[Start RAW DATA]
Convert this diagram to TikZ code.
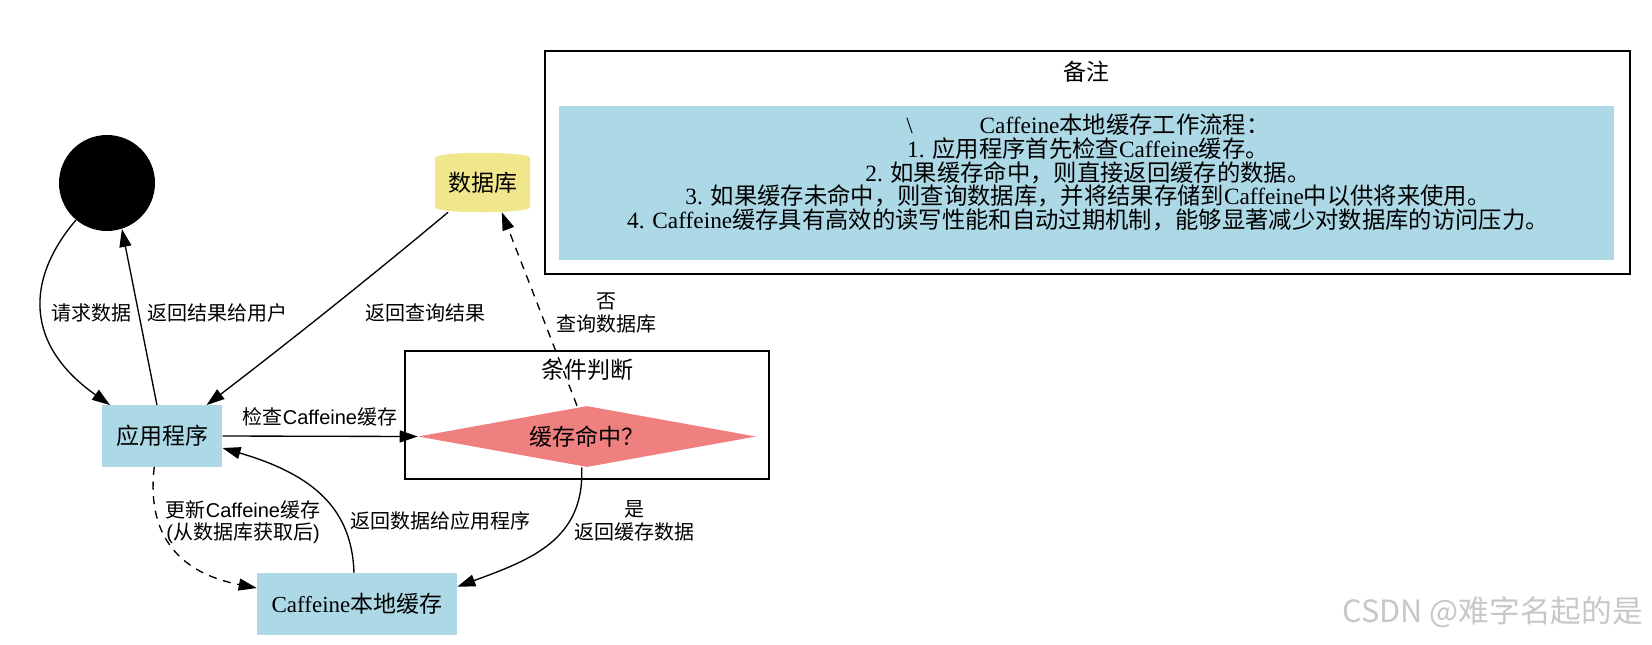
\documentclass[tikz,border=0pt]{standalone}
\usepackage{fontspec}
\setmainfont{Liberation Serif}
\newfontfamily\cjk{Noto Sans CJK SC}
\newfontfamily\lsans{Liberation Sans}
\usetikzlibrary{arrows.meta,shapes.geometric}
\definecolor{lblue}{HTML}{ADD8E6}
\definecolor{khakic}{HTML}{F0E68C}
\definecolor{lcoral}{HTML}{F08080}
\newcommand\zh[1]{{\cjk #1}}
\newcommand\nodefont{\fontsize{17.25}{20}\selectfont}
\newcommand\edgefont{\fontsize{15}{17}\selectfont\lsans}
\newcommand\notefont{\fontsize{17.5}{17.7}\selectfont\lineskiplimit=-30pt\relax}
\begin{document}
\begin{tikzpicture}[x=0.75pt,y=-0.75pt,
  boxnode/.style={rectangle, fill=lblue, inner sep=0, font=\nodefont},
  edge/.style={draw=black, line width=1pt, -{Triangle[length=13.5pt,width=9pt]}},
  dashedge/.style={edge, dash pattern=on 6pt off 5pt},
  elabel/.style={font=\edgefont, align=center, inner sep=0},
  frame/.style={draw=black, line width=1pt, fill=none, inner sep=0}
]
\useasboundingbox (0,0) rectangle (1652,644);

% note
\node[frame, minimum width=813.75pt, minimum height=167.25pt] (note) at (1087.5,162.5) {};
\node[font=\nodefont, inner sep=0] (notetitle) at (1086,72) {\zh{备注}};
\node[rectangle, fill=lblue, inner sep=0, minimum width=791.25pt, minimum height=115.5pt] (noteblue) at (1086.5,183) {};
\node[font=\notefont, align=center, inner sep=0] (notetext) at (1088,172.5) {%
\textbackslash\hspace{50pt}Caffeine\zh{本地缓存工作流程：}\\
1. \zh{应用程序首先检查}Caffeine\zh{缓存。}\\
2. \zh{如果缓存命中，则直接返回缓存的数据。}\\
3. \zh{如果缓存未命中，则查询数据库，并将结果存储到}Caffeine\zh{中以供将来使用。}\\
4. Caffeine\zh{缓存具有高效的读写性能和自动过期机制，能够显著减少对数据库的访问压力。}};

% cluster
\node[frame, minimum width=273pt, minimum height=96pt] (cond) at (587,415) {};
\node[font=\nodefont, inner sep=0] (condlabel) at (587,370) {\zh{条件判断}};

% nodes
\node[circle, fill=black, minimum size=72pt, inner sep=0] (start) at (107,183) {};
\fill[khakic] (435,158) -- (435,207) .. controls (435,214) and (530,214) .. (530,207)
  -- (530,158) .. controls (530,151) and (435,151) .. (435,158) -- cycle;
\node[rectangle, inner sep=0, minimum width=71.25pt, minimum height=44.25pt, font=\nodefont] (db) at (482.5,182.5) {\zh{数据库}};
\node[boxnode, minimum width=90pt, minimum height=46pt] (app) at (162.3,436) {\zh{应用程序}};
\node[boxnode, minimum width=150pt, minimum height=46.5pt] (caf) at (357,604) {Caffeine\zh{本地缓存}};
\node[diamond, fill=lcoral, inner sep=0, aspect=5.5, minimum width=253.5pt, minimum height=45.75pt, font=\nodefont] (hit) at (587,436.5) {};
\node[font=\nodefont, inner sep=0] (hittext) at (587,436.5) {\zh{缓存命中？}};

% edges
\draw[edge] (start.230) .. controls (25,280) and (25,345) .. ([xshift=6pt]app.north west);
\draw[edge] ([xshift=-4pt]app.north) -- (start.288);
\draw[edge] ([xshift=10pt]db.south west) .. controls (367,280) and (285,345) .. ([xshift=-12pt]app.north east);
\draw[edge] (app.east) -- (hit.west);
\draw[dashedge] ([xshift=-7.5pt]hit.north) -- ([xshift=14.5pt]db.south);
\draw[edge] ([xshift=-4pt]hit.south) .. controls (585,540) and (530,560) .. ([yshift=-10.5pt]caf.north east);
\draw[edge] ([xshift=-2.25pt]caf.north) .. controls (352,510) and (315,475) .. ([yshift=-9pt]app.east);
\draw[dashedge] ([xshift=-6pt]app.south) .. controls (145,545) and (190,575) .. ([yshift=12pt]caf.west);

% edge labels
\node[elabel] (la) at (91,313) {\zh{请求数据}};
\node[elabel] (lb) at (217,313) {\zh{返回结果给用户}};
\node[elabel] (lc) at (425,313) {\zh{返回查询结果}};
\node[elabel] (ld) at (320,417) {\zh{检查}Caffeine\zh{缓存}};
\node[elabel] (le) at (606,313) {\zh{否}\\\zh{查询数据库}};
\node[elabel] (lf) at (634,520.5) {\zh{是}\\\zh{返回缓存数据}};
\node[elabel] (lg) at (440,521) {\zh{返回数据给应用程序}};
\node[elabel] (lh) at (243,522) {\zh{更新}Caffeine\zh{缓存}\\(\zh{从数据库获取后})};

% watermark
\node[font=\fontsize{23}{25}\selectfont\cjk, text=black!22, anchor=east, inner sep=0] (wm) at (1643,612) {CSDN @难字名起的是};
\end{tikzpicture}
\end{document}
[End RAW DATA]
Quote every line word for word and keep the images out of the copy.

Convert this diagram to TikZ code.
\documentclass[tikz,border=0pt]{standalone}
\usepackage{fontspec}
\setmainfont{Liberation Serif}
\newfontfamily\cjk{Noto Sans CJK SC}
\newfontfamily\lsans{Liberation Sans}
\usetikzlibrary{arrows.meta,shapes.geometric}
\definecolor{lblue}{HTML}{ADD8E6}
\definecolor{khakic}{HTML}{F0E68C}
\definecolor{lcoral}{HTML}{F08080}
\newcommand\zh[1]{{\cjk #1}}
\newcommand\nodefont{\fontsize{17.25}{20}\selectfont}
\newcommand\edgefont{\fontsize{15}{17}\selectfont\lsans}
\newcommand\notefont{\fontsize{17.5}{17.7}\selectfont\lineskiplimit=-30pt\relax}
\begin{document}
\begin{tikzpicture}[x=0.75pt,y=-0.75pt,
  boxnode/.style={rectangle, fill=lblue, inner sep=0, font=\nodefont},
  edge/.style={draw=black, line width=1pt, -{Triangle[length=13.5pt,width=9pt]}},
  dashedge/.style={edge, dash pattern=on 6pt off 5pt},
  elabel/.style={font=\edgefont, align=center, inner sep=0},
  frame/.style={draw=black, line width=1pt, fill=none, inner sep=0}
]
\useasboundingbox (0,0) rectangle (1652,644);

% note
\node[frame, minimum width=813.75pt, minimum height=167.25pt] (note) at (1087.5,162.5) {};
\node[font=\nodefont, inner sep=0] (notetitle) at (1086,72) {\zh{备注}};
\node[rectangle, fill=lblue, inner sep=0, minimum width=791.25pt, minimum height=115.5pt] (noteblue) at (1086.5,183) {};
\node[font=\notefont, align=center, inner sep=0] (notetext) at (1088,172.5) {%
\textbackslash\hspace{50pt}Caffeine\zh{本地缓存工作流程：}\\
1. \zh{应用程序首先检查}Caffeine\zh{缓存。}\\
2. \zh{如果缓存命中，则直接返回缓存的数据。}\\
3. \zh{如果缓存未命中，则查询数据库，并将结果存储到}Caffeine\zh{中以供将来使用。}\\
4. Caffeine\zh{缓存具有高效的读写性能和自动过期机制，能够显著减少对数据库的访问压力。}};

% cluster
\node[frame, minimum width=273pt, minimum height=96pt] (cond) at (587,415) {};
\node[font=\nodefont, inner sep=0] (condlabel) at (587,370) {\zh{条件判断}};

% nodes
\node[circle, fill=black, minimum size=72pt, inner sep=0] (start) at (107,183) {};
\fill[khakic] (435,158) -- (435,207) .. controls (435,214) and (530,214) .. (530,207)
  -- (530,158) .. controls (530,151) and (435,151) .. (435,158) -- cycle;
\node[rectangle, inner sep=0, minimum width=71.25pt, minimum height=44.25pt, font=\nodefont] (db) at (482.5,182.5) {\zh{数据库}};
\node[boxnode, minimum width=90pt, minimum height=46pt] (app) at (162.3,436) {\zh{应用程序}};
\node[boxnode, minimum width=150pt, minimum height=46.5pt] (caf) at (357,604) {Caffeine\zh{本地缓存}};
\node[diamond, fill=lcoral, inner sep=0, aspect=5.5, minimum width=253.5pt, minimum height=45.75pt, font=\nodefont] (hit) at (587,436.5) {};
\node[font=\nodefont, inner sep=0] (hittext) at (587,436.5) {\zh{缓存命中？}};

% edges
\draw[edge] (start.230) .. controls (25,280) and (25,345) .. ([xshift=6pt]app.north west);
\draw[edge] ([xshift=-4pt]app.north) -- (start.288);
\draw[edge] ([xshift=10pt]db.south west) .. controls (367,280) and (285,345) .. ([xshift=-12pt]app.north east);
\draw[edge] (app.east) -- (hit.west);
\draw[dashedge] ([xshift=-7.5pt]hit.north) -- ([xshift=14.5pt]db.south);
\draw[edge] ([xshift=-4pt]hit.south) .. controls (585,540) and (530,560) .. ([yshift=-10.5pt]caf.north east);
\draw[edge] ([xshift=-2.25pt]caf.north) .. controls (352,510) and (315,475) .. ([yshift=-9pt]app.east);
\draw[dashedge] ([xshift=-6pt]app.south) .. controls (145,545) and (190,575) .. ([yshift=12pt]caf.west);

% edge labels
\node[elabel] (la) at (91,313) {\zh{请求数据}};
\node[elabel] (lb) at (217,313) {\zh{返回结果给用户}};
\node[elabel] (lc) at (425,313) {\zh{返回查询结果}};
\node[elabel] (ld) at (320,417) {\zh{检查}Caffeine\zh{缓存}};
\node[elabel] (le) at (606,313) {\zh{否}\\\zh{查询数据库}};
\node[elabel] (lf) at (634,520.5) {\zh{是}\\\zh{返回缓存数据}};
\node[elabel] (lg) at (440,521) {\zh{返回数据给应用程序}};
\node[elabel] (lh) at (243,522) {\zh{更新}Caffeine\zh{缓存}\\(\zh{从数据库获取后})};

% watermark
\node[font=\fontsize{23}{25}\selectfont\cjk, text=black!22, anchor=east, inner sep=0] (wm) at (1643,612) {CSDN @难字名起的是};
\end{tikzpicture}
\end{document}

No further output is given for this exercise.